When Apple declined, it took others with it. The S&P semiconductor and chip equipment subsector was down 4.4 percent in April, though it is up 30 percent over the past year. VanEck Vectors Semiconductor ETF was down 6.8 percent in April, its worst month in nearly three years.

Apple is expected to earn $2.68 per share for its fiscal second quarter, up from $2.10 a year ago, according to Thomson Reuters. Revenue is expected to come in at $60.9 billion, up 15 percent from a year ago.

Just based on earnings, the tech sector should be heading higher, said Keith Parker, chief U.S. equities strategist at UBS. "I would say the net mix for tech has been very positive for earnings and upgrades and outlooks, and the magnitudes of beats we're seeing."

"We have a few more reports," he said. "As we move out of this earnings season, the outlook for the sector looks very strong."

Parker had been expecting tech to lag temporarily but not the type of selling it has seen recently. An earnings beat or miss by Apple would be significant.

"I think it is a factor, and it helps set the tone for the sector," he said. "The weighting in the index is very large. You've had the stock pull back a bit and underperform. It's a very large stock with a big weight."

J.P. Morgan global strategists said the stock market could suffer if the tech sector "stalls out."

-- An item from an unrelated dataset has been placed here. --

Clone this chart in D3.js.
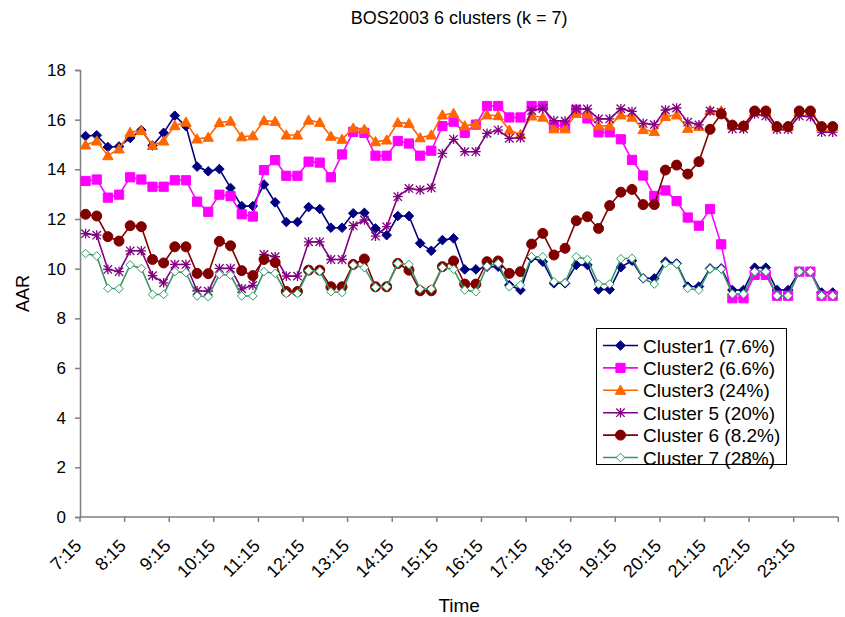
<!DOCTYPE html>
<html>
<head>
<meta charset="utf-8">
<script src="https://cdn.jsdelivr.net/npm/d3@7"></script>
<style>
  body { margin: 0; background: #fff; }
  text { font-family: "Liberation Sans", Arial, sans-serif; fill: #000; }
</style>
</head>
<body>
<div id="chart"></div>
<script>
// quarter-hour categories on the x axis
const times = [
  "7:15","7:30","7:45",
  "8:00","8:15","8:30","8:45","9:00","9:15","9:30","9:45",
  "10:00","10:15","10:30","10:45","11:00","11:15","11:30","11:45",
  "12:00","12:15","12:30","12:45","13:00","13:15","13:30","13:45",
  "14:00","14:15","14:30","14:45","15:00","15:15","15:30","15:45",
  "16:00","16:15","16:30","16:45","17:00","17:15","17:30","17:45",
  "18:00","18:15","18:30","18:45","19:00","19:15","19:30","19:45",
  "20:00","20:15","20:30","20:45","21:00","21:15","21:30","21:45",
  "22:00","22:15","22:30","22:45","23:00","23:15","23:30","23:45",
  "0:00"
];

const timeTickLabels = ["7:15","8:15","9:15","10:15","11:15","12:15","13:15","14:15","15:15",
  "16:15","17:15","18:15","19:15","20:15","21:15","22:15","23:15"];

const yTicks = [0, 2, 4, 6, 8, 10, 12, 14, 16, 18];

const cluster1 = [15.34,15.37,14.90,14.92,15.26,15.58,14.96,15.47,16.16,15.74,14.11,13.92,14.01,13.25,12.52,12.52,
  13.39,12.67,11.88,11.88,12.48,12.40,11.65,11.65,12.23,12.25,11.62,11.35,12.12,12.12,11.02,10.72,11.15,11.22,
  9.97,9.97,10.08,10.08,9.34,9.14,10.44,10.28,9.41,9.41,10.15,10.15,9.16,9.16,10.06,10.32,9.61,9.61,10.28,10.21,
  9.28,9.28,10.01,10.01,9.14,9.14,10.04,10.04,9.14,9.14,9.88,9.88,9.04,9.04];

const cluster2 = [13.53,13.59,12.86,12.98,13.68,13.59,13.30,13.30,13.56,13.56,12.70,12.29,12.98,12.92,12.19,12.10,
  13.97,14.37,13.74,13.74,14.31,14.27,13.68,14.60,15.51,15.47,14.55,14.55,15.14,15.04,14.55,14.75,15.74,15.92,
  15.47,15.80,16.55,16.55,16.09,16.09,16.55,16.55,15.75,15.75,16.40,16.05,15.49,15.49,15.21,14.38,13.75,12.93,
  13.15,12.72,12.06,11.73,12.40,10.98,8.81,8.81,9.75,9.75,8.91,8.91,9.88,9.88,8.91,8.91];

const cluster3 = [14.98,15.14,14.55,14.82,15.49,15.56,14.96,15.14,15.76,15.90,15.22,15.29,15.88,15.94,15.31,15.35,
  15.96,15.93,15.38,15.38,15.98,15.89,15.33,15.21,15.66,15.61,15.11,15.18,15.88,15.85,15.27,15.38,16.19,16.25,
  15.75,15.82,16.19,16.16,15.58,15.40,16.15,16.10,15.63,15.63,16.25,16.23,15.75,15.75,16.19,16.10,15.60,15.52,
  16.13,16.19,15.65,15.72,16.37,16.35,15.79,15.77,16.32,16.32,15.72,15.72,16.32,16.32,15.72,15.72];

const cluster5 = [11.41,11.35,9.97,9.88,10.72,10.72,9.72,9.43,10.17,10.17,9.11,9.09,10.01,10.01,9.19,9.33,
  10.57,10.48,9.70,9.70,11.08,11.08,10.37,10.37,11.73,11.96,11.31,11.69,12.90,13.23,13.17,13.25,14.64,15.21,
  14.71,14.71,15.45,15.58,15.25,15.27,16.37,16.45,15.96,15.94,16.43,16.43,16.03,16.03,16.44,16.33,15.85,15.80,
  16.39,16.47,15.90,15.79,16.35,16.30,15.63,15.63,16.23,16.15,15.61,15.61,16.15,16.12,15.50,15.50];

const cluster6 = [12.19,12.12,11.29,11.11,11.73,11.69,10.37,10.23,10.88,10.88,9.81,9.80,11.10,10.92,9.92,9.72,
  10.37,10.25,9.08,9.08,9.94,9.94,9.27,9.27,10.17,10.39,9.27,9.27,10.21,9.94,9.11,9.11,10.08,10.31,
  9.38,9.38,10.28,10.31,9.81,9.88,10.99,11.42,10.55,10.82,11.93,12.09,11.62,12.54,13.08,13.19,12.58,12.58,
  13.97,14.17,13.81,14.31,15.61,16.23,15.78,15.74,16.35,16.35,15.72,15.72,16.35,16.35,15.72,15.72];

const cluster7 = [10.61,10.51,9.21,9.19,10.15,10.01,8.96,8.96,9.88,9.84,8.90,8.87,9.77,9.74,8.90,8.90,
  9.88,9.81,9.00,9.00,9.92,9.90,9.07,9.04,10.15,10.04,9.25,9.27,10.21,10.17,9.18,9.18,10.05,9.97,
  9.14,9.07,10.10,10.21,9.27,9.34,10.48,10.48,9.47,9.43,10.48,10.37,9.38,9.38,10.40,10.42,9.61,9.38,
  10.21,10.19,9.21,9.14,9.99,9.99,8.98,8.98,9.88,9.88,8.91,8.91,9.88,9.88,8.91,8.91];

const seriesNames = ["Cluster1 (7.6%)", "Cluster2 (6.6%)", "Cluster3 (24%)",
  "Cluster 5 (20%)", "Cluster 6 (8.2%)", "Cluster 7 (28%)"];

// marker paths, centred on 0,0
const markerPaths = {
  diamond: "M0,-4.8L4.8,0L0,4.8L-4.8,0Z",
  square: "M-4.6,-4.6H4.6V4.6H-4.6Z",
  triangle: "M0,-5.2L5.2,4L-5.2,4Z",
  star: "M0,-4.8V4.8M-4.2,-4.2L4.2,4.2M-4.2,4.2L4.2,-4.2M-4.8,0H4.8",
  circle: "M5,0A5,5 0 1,1 -5,0A5,5 0 1,1 5,0Z",
  openDiamond: "M0,-4.3L4.3,0L0,4.3L-4.3,0Z"
};

const series = [
  { name: seriesNames[0], values: cluster1, color: "#000080", marker: "diamond", fill: "#000080" },
  { name: seriesNames[1], values: cluster2, color: "#FF00FF", marker: "square", fill: "#FF00FF" },
  { name: seriesNames[2], values: cluster3, color: "#FF6600", marker: "triangle", fill: "#FF6600" },
  { name: seriesNames[3], values: cluster5, color: "#800080", marker: "star", fill: "none" },
  { name: seriesNames[4], values: cluster6, color: "#800000", marker: "circle", fill: "#800000" },
  { name: seriesNames[5], values: cluster7, color: "#339966", marker: "openDiamond", fill: "#fff" }
];

function drawChart() {
  const width = 845, height = 617;
  const plot = { left: 80, right: 838.3, top: 70, bottom: 517 };

  const svg = d3.select("#chart").append("svg")
      .attr("width", width)
      .attr("height", height);

  const x = d3.scaleBand()
      .domain(times)
      .range([plot.left, plot.right]);

  const y = d3.scaleLinear()
      .domain([0, 18])
      .range([plot.bottom, plot.top]);

  const cx = t => x(t) + x.bandwidth() / 2;

  // title and axis titles
  svg.append("text")
      .attr("x", (plot.left + plot.right) / 2)
      .attr("y", 24)
      .attr("text-anchor", "middle")
      .style("font-size", "18px")
      .text("BOS2003 6 clusters (k = 7)");

  svg.append("text")
      .attr("transform", `translate(29,${(plot.top + plot.bottom) / 2}) rotate(-90)`)
      .attr("text-anchor", "middle")
      .style("font-size", "18px")
      .text("AAR");

  svg.append("text")
      .attr("x", (plot.left + plot.right) / 2)
      .attr("y", 612)
      .attr("text-anchor", "middle")
      .style("font-size", "19px")
      .text("Time");

  // y axis
  const yAxis = svg.append("g")
      .attr("transform", `translate(${plot.left},0)`)
      .call(d3.axisLeft(y).tickValues(yTicks).tickSize(5).tickPadding(9).tickFormat(d3.format("d")));
  yAxis.selectAll("text").style("font-size", "17px").style("font-family", "Liberation Sans, Arial, sans-serif");
  yAxis.selectAll("line, path").attr("stroke", "#7f7f7f").attr("stroke-width", 1.5);

  // x axis: tick marks every 4 categories, labels under the category centre
  const xAxis = svg.append("g");
  xAxis.append("line")
      .attr("x1", plot.left).attr("x2", plot.right)
      .attr("y1", plot.bottom).attr("y2", plot.bottom)
      .attr("stroke", "#7f7f7f").attr("stroke-width", 1.5);

  const tickXs = timeTickLabels.map(t => x(t)).concat([plot.right]);
  xAxis.selectAll(".xtick")
      .data(tickXs)
      .enter().append("line")
      .attr("x1", d => d).attr("x2", d => d)
      .attr("y1", plot.bottom).attr("y2", plot.bottom + 5)
      .attr("stroke", "#7f7f7f").attr("stroke-width", 1.5);

  xAxis.selectAll(".xlabel")
      .data(timeTickLabels)
      .enter().append("text")
      .attr("transform", d => `translate(${cx(d) - 3},${plot.bottom + 30}) rotate(-45)`)
      .attr("text-anchor", "end")
      .style("font-size", "18px")
      .text(d => d);

  // lines and markers
  const line = d3.line()
      .x((d, i) => cx(times[i]))
      .y(d => y(d));

  series.forEach(s => {
    const g = svg.append("g");
    g.append("path")
        .datum(s.values)
        .attr("fill", "none")
        .attr("stroke", s.color)
        .attr("stroke-width", 1.6)
        .attr("d", line);

    g.selectAll("path.mark")
        .data(s.values)
        .enter().append("path")
        .attr("class", "mark")
        .attr("transform", (d, i) => `translate(${cx(times[i])},${y(d)})`)
        .attr("d", markerPaths[s.marker])
        .attr("fill", s.fill)
        .attr("stroke", s.color)
        .attr("stroke-width", s.marker === "star" ? 1.3 : 1);
  });

  // legend
  const legend = svg.append("g");
  legend.append("rect")
      .attr("x", 596.5).attr("y", 328.5)
      .attr("width", 190).attr("height", 136)
      .attr("fill", "#fff").attr("stroke", "#000").attr("stroke-width", 1);

  series.forEach((s, i) => {
    const ly = 345.5 + i * 22.4;
    legend.append("line")
        .attr("x1", 603).attr("x2", 638)
        .attr("y1", ly).attr("y2", ly)
        .attr("stroke", s.color).attr("stroke-width", 1.6);
    legend.append("path")
        .attr("transform", `translate(620.5,${ly})`)
        .attr("d", markerPaths[s.marker])
        .attr("fill", s.fill)
        .attr("stroke", s.color)
        .attr("stroke-width", s.marker === "star" ? 1.3 : 1);
    legend.append("text")
        .attr("x", 643).attr("y", ly + 7)
        .style("font-size", "19px")
        .text(s.name);
  });
}

drawChart();
</script>
</body>
</html>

In a note Monday, they said U.S. tech has become expensive and technology earnings have "massively outgrown earnings for the broader market in this cycle." As a result, "it will be progressively more challenging for the tech sector to deliver significant EPS [earnings per share] growth rates, given the substantial EPS base currently, as well as the mounting regulatory uncertainty," they wrote.

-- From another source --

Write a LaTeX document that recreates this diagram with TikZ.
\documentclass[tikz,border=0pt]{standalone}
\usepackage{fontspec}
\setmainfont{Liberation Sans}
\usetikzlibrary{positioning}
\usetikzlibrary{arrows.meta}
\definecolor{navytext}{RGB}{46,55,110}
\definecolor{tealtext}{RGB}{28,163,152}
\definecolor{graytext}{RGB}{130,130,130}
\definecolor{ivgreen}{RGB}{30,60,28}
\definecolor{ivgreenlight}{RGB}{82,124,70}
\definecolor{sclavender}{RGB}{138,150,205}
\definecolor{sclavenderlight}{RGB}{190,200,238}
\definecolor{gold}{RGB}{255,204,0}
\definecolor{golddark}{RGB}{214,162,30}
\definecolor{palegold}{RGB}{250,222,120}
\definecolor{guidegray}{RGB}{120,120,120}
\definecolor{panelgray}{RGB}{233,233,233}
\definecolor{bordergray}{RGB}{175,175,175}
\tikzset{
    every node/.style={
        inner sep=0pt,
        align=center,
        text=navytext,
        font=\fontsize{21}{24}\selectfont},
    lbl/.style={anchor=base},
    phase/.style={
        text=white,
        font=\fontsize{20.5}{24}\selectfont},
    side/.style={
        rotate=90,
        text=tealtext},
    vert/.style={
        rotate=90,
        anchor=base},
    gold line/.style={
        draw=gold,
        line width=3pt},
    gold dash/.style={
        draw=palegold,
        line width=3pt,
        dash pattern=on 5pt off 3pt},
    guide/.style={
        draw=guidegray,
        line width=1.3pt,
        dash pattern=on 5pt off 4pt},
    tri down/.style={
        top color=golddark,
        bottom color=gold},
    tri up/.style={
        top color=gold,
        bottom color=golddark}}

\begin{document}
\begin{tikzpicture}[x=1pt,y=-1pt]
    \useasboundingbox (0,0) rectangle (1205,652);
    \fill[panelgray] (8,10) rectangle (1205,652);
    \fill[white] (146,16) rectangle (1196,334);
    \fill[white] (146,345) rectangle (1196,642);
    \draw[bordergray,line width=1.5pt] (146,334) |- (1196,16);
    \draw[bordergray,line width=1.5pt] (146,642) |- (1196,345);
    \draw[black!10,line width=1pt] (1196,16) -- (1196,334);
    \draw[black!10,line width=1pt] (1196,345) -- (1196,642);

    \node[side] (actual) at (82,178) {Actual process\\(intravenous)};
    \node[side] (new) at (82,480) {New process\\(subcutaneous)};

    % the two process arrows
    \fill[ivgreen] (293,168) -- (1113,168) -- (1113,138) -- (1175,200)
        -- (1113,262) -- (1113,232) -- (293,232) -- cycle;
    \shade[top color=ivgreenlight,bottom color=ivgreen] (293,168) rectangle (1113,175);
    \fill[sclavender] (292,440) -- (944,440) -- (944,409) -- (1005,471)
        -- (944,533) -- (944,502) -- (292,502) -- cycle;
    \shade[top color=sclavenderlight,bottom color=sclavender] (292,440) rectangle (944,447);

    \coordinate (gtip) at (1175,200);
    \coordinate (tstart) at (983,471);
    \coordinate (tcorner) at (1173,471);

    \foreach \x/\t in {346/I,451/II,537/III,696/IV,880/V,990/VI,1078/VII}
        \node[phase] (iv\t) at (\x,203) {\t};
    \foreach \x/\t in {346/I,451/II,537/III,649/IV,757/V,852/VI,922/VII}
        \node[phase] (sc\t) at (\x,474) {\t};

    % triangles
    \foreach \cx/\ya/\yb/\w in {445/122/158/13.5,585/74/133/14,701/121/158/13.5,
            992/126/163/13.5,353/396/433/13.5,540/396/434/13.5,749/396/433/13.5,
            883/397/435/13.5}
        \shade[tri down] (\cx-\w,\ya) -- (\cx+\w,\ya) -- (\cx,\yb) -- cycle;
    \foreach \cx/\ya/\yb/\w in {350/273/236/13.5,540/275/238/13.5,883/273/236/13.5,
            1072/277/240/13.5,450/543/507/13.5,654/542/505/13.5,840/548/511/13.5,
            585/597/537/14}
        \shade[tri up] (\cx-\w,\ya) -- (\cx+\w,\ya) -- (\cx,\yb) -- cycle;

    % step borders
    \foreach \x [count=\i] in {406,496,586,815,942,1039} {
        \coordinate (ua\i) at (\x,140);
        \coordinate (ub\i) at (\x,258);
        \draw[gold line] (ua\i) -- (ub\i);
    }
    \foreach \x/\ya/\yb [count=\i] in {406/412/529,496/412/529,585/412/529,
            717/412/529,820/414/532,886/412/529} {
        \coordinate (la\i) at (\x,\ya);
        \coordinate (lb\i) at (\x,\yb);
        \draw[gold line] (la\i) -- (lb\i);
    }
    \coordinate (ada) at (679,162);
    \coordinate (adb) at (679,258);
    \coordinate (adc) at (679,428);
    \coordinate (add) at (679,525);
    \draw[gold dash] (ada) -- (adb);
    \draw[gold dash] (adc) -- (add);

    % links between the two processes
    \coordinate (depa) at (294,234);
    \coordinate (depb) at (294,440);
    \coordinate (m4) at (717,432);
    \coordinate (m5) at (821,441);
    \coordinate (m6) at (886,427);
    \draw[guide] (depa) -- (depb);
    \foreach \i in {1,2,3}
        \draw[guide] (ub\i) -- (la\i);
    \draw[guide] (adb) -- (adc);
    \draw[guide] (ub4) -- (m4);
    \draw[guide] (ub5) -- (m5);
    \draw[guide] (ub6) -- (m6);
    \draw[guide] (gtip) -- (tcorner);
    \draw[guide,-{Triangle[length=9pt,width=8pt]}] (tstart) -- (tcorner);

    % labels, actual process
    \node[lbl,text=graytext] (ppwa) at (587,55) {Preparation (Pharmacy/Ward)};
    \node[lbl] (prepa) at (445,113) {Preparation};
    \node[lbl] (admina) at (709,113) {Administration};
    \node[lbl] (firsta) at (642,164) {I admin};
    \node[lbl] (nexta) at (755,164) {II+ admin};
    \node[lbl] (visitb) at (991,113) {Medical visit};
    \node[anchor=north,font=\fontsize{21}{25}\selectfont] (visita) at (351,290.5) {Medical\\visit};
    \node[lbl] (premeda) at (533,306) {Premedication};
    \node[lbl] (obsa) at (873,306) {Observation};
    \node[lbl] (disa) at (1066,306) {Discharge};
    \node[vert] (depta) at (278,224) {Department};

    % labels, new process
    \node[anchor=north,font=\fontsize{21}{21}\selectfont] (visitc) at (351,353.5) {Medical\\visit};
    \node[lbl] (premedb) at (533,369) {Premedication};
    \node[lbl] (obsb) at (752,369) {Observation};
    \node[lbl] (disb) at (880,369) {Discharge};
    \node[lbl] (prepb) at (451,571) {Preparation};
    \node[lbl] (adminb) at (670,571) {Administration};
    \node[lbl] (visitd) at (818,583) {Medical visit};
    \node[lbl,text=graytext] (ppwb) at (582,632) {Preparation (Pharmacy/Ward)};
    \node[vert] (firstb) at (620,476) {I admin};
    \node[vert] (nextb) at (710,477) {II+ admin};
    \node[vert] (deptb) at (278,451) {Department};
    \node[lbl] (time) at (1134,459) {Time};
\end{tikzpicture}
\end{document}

Boockvar said the problem for the market is that another leading sector has not materialized. "I cannot tell you what group is going to carry that mantle. Tech is so important. It's the biggest group in the S&P, and it's so dominant in so many ETFs," said Boockvar.

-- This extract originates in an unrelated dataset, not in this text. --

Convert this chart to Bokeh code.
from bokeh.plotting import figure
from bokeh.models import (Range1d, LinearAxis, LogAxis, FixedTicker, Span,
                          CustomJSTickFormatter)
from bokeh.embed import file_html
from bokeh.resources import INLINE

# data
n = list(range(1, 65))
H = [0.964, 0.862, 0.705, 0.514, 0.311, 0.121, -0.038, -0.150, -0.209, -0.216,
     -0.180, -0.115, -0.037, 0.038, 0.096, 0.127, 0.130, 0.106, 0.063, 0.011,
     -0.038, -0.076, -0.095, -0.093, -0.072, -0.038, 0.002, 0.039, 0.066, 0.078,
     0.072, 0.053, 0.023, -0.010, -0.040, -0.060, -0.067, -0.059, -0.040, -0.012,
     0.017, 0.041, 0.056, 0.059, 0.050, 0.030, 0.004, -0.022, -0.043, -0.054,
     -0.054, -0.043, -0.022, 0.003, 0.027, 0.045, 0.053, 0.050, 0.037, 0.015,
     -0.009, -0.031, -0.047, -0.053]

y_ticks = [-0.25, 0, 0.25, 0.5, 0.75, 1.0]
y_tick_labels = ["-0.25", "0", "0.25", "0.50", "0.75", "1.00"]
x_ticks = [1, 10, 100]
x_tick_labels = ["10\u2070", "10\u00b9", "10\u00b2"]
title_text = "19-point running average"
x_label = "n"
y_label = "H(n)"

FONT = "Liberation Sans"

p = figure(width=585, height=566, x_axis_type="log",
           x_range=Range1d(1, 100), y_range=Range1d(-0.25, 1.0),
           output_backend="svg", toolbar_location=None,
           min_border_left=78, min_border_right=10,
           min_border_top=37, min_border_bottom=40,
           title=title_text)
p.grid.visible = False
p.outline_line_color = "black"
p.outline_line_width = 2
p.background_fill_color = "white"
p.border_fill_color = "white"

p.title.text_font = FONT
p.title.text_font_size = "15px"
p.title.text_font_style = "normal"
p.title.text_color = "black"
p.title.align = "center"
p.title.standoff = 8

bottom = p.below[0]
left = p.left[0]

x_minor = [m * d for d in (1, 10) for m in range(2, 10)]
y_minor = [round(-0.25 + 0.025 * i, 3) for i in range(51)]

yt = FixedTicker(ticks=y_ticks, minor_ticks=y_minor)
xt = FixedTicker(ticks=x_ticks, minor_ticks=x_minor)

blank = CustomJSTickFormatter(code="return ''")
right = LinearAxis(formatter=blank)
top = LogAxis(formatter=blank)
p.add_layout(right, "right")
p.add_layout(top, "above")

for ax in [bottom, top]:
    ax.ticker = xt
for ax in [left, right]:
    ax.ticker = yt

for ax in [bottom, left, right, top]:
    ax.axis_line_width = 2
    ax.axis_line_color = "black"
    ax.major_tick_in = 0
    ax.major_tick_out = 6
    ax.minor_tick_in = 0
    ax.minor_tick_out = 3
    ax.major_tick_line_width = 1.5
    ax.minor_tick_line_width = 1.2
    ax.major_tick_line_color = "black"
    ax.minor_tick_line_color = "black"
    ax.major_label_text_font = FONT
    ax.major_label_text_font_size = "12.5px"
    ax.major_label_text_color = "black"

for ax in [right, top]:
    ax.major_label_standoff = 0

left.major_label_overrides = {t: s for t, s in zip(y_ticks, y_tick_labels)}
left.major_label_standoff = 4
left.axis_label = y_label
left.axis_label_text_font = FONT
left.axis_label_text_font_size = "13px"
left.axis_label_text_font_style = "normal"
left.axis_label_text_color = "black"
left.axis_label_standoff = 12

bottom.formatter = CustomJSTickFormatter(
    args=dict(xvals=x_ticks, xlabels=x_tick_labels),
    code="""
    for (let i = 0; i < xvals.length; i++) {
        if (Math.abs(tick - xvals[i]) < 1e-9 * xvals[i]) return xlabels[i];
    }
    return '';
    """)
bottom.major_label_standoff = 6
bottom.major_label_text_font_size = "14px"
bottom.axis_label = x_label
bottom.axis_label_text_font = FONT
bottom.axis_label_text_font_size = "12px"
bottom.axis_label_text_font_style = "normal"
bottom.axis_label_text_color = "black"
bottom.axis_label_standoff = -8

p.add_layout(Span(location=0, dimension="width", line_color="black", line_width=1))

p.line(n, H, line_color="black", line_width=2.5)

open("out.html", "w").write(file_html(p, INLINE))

Ryan Detrick, senior market strategist at LPL Financial, said tech "doesn't have to lead. It just can't lag by a wide margin."

"If it's truly lagging, that's going to hold things back," he said. "We think the overall bull market can continue as long as tech can pull its own weight."

Tech in general and Apple in particular have strong cash positions and that makes them appealing.

"We've been positive on tech. There is near-term risk given the regulatory headwinds to some of these stocks," said Jill Carey Hall, Bank of America Merrill Lynch equity strategist. "Fundamentally, the sector still looks good. It's one sector that has more cash than debt. Tech is one of the biggest beneficiaries of repatriation, so we could see elevated share buybacks."

Apple is one of those with a mountain of cash, and analysts say it could expand its buyback program by $100 billion or more.

Bernstein analyst Toni Sacconaghi sees neutral to slightly negative risk-reward going into Apple earnings, which will be released after the closing bell. Apple's "expected large capital return program could mitigate the impact, but we believe the investor narrative post-earnings will likely be dominated by whether iPhone can grow over time. Moreover, we see Apple's current valuation as relatively in line with historical averages," he wrote.

Sacconaghi also said there's a bear case to be made should sales of a new iPhone SE product, expected in the third fiscal quarter, not be enough to offset the iPhone X/8 cycle. "Moreover, the history of the 6S cycle suggests that the stock may have further room to fall if consensus numbers decline following earnings," he wrote.